■ Data excerpt ■
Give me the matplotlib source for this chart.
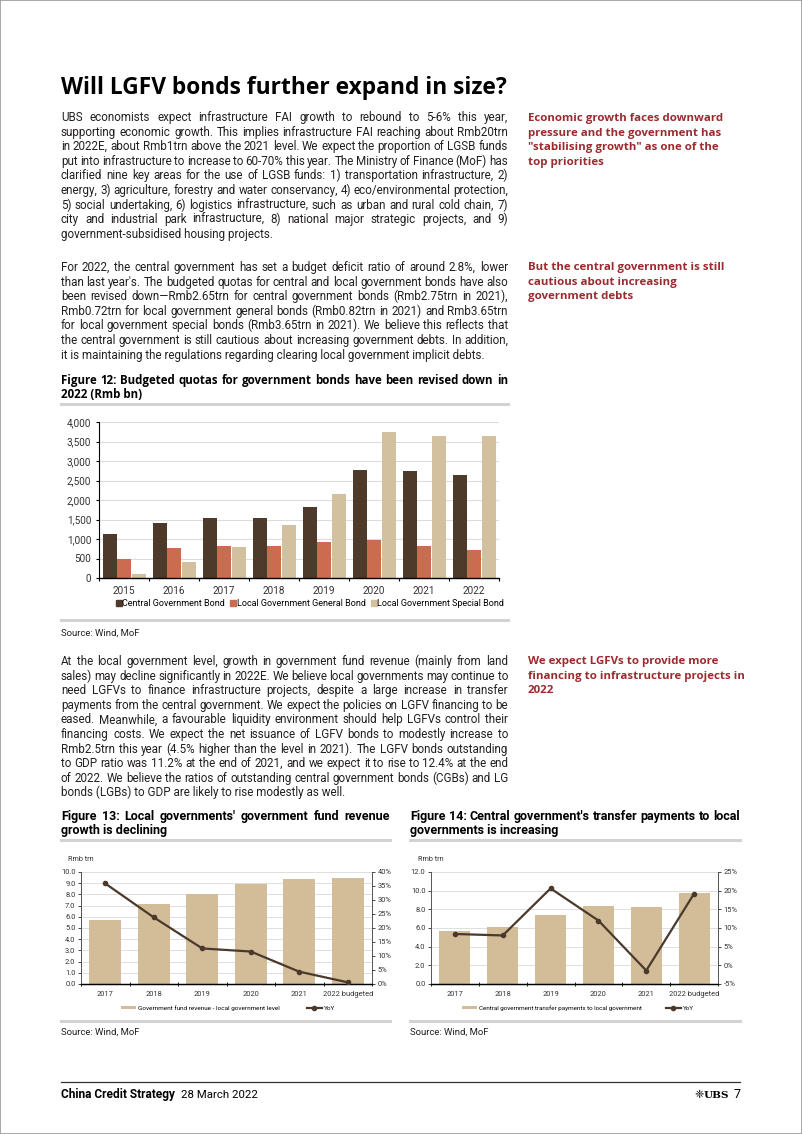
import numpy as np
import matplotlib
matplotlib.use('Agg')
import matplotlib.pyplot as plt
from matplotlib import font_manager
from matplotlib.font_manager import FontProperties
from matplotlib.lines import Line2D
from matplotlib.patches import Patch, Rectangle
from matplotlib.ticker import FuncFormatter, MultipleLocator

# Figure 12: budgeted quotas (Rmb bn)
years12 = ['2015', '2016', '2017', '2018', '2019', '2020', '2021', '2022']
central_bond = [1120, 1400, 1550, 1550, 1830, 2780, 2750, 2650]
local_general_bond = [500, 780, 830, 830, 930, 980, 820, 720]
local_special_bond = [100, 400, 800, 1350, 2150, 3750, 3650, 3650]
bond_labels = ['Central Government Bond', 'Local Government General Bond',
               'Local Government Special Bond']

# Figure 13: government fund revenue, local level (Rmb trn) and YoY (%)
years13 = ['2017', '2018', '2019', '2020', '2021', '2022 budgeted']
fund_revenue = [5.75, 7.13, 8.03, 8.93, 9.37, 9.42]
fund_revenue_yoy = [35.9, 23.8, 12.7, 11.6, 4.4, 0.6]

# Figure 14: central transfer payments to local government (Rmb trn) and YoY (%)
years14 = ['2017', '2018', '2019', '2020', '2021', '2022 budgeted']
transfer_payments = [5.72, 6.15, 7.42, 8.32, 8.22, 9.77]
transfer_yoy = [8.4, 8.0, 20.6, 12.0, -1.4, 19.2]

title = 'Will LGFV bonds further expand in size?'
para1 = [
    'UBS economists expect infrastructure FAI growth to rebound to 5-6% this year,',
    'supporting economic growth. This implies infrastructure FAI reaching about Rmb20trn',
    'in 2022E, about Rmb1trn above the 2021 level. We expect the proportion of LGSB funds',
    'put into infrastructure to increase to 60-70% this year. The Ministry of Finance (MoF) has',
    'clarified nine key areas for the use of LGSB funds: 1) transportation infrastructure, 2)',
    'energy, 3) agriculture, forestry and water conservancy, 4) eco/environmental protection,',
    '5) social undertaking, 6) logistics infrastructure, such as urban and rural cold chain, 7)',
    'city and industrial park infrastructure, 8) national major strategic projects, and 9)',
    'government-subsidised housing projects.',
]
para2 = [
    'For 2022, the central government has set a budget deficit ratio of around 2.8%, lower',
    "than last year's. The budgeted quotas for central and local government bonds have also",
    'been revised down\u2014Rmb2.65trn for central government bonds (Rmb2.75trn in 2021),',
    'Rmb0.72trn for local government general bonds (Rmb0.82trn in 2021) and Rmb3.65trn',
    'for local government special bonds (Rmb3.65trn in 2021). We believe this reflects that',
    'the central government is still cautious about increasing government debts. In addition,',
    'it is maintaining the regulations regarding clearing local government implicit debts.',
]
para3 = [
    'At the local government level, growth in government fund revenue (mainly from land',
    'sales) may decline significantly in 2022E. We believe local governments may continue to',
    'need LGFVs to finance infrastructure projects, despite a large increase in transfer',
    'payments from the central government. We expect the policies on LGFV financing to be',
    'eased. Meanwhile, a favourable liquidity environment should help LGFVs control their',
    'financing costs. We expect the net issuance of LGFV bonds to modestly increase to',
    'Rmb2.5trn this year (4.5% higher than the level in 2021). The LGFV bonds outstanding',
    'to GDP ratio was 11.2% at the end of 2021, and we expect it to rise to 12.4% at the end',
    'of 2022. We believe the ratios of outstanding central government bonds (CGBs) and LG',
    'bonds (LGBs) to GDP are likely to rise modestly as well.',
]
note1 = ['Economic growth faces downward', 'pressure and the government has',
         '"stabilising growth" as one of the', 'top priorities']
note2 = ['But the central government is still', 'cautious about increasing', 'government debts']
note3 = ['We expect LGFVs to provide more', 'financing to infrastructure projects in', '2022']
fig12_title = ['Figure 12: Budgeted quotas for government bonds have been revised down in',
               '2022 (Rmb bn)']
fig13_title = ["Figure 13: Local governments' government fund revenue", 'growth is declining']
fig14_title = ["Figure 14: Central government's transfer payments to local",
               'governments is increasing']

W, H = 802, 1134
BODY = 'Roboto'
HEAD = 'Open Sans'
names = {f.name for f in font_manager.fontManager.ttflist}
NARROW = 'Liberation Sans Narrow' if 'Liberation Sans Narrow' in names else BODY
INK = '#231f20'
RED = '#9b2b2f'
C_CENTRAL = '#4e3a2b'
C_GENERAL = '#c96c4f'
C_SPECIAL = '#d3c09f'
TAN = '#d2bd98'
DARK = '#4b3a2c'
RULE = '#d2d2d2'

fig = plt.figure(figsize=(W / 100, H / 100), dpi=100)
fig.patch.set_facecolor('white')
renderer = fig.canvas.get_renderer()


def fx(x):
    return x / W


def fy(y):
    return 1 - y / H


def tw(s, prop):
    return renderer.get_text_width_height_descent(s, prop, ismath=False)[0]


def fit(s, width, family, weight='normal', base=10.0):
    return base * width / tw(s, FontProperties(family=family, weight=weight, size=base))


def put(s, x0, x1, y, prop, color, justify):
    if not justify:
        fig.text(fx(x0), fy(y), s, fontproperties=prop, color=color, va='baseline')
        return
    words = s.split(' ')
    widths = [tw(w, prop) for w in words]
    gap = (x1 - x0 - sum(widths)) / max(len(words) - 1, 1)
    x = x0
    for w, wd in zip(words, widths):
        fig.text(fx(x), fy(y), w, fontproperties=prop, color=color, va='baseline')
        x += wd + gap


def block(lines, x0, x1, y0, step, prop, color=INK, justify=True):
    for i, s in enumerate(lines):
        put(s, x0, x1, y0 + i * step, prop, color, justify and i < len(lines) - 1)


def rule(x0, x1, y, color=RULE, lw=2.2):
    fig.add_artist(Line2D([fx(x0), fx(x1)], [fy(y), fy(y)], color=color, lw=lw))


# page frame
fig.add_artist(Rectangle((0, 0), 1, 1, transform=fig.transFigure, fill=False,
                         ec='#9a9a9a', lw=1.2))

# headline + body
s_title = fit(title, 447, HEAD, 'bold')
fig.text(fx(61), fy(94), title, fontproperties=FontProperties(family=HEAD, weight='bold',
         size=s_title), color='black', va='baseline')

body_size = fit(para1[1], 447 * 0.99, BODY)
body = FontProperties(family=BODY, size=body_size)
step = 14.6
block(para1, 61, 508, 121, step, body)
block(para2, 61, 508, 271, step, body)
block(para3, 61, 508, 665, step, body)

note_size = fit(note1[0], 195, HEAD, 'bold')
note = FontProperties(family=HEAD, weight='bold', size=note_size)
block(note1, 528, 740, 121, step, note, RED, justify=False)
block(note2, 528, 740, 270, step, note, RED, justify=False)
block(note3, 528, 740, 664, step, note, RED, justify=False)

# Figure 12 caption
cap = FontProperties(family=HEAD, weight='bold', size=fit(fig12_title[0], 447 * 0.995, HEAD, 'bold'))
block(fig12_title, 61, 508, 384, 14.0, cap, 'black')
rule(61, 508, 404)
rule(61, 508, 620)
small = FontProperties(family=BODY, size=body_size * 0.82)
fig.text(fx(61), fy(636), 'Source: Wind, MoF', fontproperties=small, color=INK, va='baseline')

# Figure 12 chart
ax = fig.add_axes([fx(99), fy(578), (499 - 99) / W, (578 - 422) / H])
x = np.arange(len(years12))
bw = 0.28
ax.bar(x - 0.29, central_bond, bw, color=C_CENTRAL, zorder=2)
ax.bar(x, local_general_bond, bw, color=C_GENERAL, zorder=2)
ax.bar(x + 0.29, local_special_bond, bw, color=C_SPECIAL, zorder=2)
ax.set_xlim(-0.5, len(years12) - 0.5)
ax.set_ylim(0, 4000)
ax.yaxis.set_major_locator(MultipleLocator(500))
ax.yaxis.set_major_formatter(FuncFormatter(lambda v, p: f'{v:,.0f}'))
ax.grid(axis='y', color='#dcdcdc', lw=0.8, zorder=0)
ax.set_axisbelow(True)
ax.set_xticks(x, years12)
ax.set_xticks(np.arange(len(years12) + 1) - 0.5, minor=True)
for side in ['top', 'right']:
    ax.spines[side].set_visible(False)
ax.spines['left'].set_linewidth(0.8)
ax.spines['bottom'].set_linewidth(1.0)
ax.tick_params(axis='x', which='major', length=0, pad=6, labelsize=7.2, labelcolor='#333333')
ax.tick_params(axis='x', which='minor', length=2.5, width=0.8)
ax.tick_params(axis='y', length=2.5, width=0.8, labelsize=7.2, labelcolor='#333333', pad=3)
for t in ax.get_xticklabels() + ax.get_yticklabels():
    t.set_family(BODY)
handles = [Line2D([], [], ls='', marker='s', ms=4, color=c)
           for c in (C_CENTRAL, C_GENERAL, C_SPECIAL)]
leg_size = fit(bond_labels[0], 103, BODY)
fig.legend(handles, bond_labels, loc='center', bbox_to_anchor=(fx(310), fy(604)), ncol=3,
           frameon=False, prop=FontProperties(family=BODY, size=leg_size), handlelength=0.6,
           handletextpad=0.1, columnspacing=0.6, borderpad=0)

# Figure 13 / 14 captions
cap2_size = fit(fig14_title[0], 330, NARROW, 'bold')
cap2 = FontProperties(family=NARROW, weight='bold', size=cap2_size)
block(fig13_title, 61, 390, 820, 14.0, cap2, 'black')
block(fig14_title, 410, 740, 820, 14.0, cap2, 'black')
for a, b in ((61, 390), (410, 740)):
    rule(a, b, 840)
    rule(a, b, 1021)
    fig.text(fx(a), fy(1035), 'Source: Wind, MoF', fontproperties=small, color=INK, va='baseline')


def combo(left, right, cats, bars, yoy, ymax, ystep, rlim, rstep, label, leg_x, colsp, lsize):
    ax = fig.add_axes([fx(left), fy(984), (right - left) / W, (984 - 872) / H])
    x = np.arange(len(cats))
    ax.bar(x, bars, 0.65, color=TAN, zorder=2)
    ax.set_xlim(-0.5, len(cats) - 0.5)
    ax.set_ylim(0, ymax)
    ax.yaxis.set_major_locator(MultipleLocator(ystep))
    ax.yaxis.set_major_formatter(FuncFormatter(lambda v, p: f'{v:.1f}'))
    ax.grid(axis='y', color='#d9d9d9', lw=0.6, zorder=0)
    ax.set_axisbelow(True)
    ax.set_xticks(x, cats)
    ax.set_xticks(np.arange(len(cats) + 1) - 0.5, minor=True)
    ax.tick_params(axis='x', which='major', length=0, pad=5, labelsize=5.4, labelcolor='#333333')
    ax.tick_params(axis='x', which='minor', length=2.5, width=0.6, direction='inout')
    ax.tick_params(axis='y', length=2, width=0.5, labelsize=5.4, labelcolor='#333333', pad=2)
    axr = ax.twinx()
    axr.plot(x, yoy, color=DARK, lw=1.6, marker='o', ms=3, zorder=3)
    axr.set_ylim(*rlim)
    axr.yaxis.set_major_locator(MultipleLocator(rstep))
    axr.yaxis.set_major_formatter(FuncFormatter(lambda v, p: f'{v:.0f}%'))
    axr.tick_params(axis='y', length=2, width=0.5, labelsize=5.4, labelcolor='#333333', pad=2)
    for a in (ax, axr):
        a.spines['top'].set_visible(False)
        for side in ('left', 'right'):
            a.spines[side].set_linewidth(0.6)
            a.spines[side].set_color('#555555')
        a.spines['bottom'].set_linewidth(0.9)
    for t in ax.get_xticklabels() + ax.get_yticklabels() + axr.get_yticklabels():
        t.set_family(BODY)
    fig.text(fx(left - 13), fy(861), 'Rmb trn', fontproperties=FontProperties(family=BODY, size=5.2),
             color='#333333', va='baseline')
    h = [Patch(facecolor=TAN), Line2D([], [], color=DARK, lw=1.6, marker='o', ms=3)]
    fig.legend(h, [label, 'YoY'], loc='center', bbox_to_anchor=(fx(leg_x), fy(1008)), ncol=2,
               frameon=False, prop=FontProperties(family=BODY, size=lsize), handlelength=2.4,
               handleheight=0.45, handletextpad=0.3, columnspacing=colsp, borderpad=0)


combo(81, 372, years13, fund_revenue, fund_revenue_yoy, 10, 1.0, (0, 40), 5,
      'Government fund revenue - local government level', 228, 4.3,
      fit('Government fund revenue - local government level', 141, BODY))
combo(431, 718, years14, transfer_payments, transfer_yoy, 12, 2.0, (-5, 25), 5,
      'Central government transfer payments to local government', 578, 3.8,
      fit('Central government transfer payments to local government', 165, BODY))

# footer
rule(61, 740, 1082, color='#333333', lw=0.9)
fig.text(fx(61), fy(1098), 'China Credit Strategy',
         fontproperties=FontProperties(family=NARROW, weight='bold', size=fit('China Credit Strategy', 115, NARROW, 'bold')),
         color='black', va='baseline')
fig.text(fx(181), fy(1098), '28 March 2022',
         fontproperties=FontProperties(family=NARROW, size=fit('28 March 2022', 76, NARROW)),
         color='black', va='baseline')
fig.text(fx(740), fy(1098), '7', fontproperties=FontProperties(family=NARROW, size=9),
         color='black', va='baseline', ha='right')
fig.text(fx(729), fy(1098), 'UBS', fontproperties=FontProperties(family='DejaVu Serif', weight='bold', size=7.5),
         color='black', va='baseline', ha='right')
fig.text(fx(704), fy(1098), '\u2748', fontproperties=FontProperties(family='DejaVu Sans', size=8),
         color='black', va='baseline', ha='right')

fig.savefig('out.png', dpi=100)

■ Work required ■
Write out nothing but the lines from the start of the data through the line with "from matplotlib.ticker import". Leave out the pictures.

■ Answer to the exercise ■
Give me the matplotlib source for this chart.
import numpy as np
import matplotlib
matplotlib.use('Agg')
import matplotlib.pyplot as plt
from matplotlib import font_manager
from matplotlib.font_manager import FontProperties
from matplotlib.lines import Line2D
from matplotlib.patches import Patch, Rectangle
from matplotlib.ticker import FuncFormatter, MultipleLocator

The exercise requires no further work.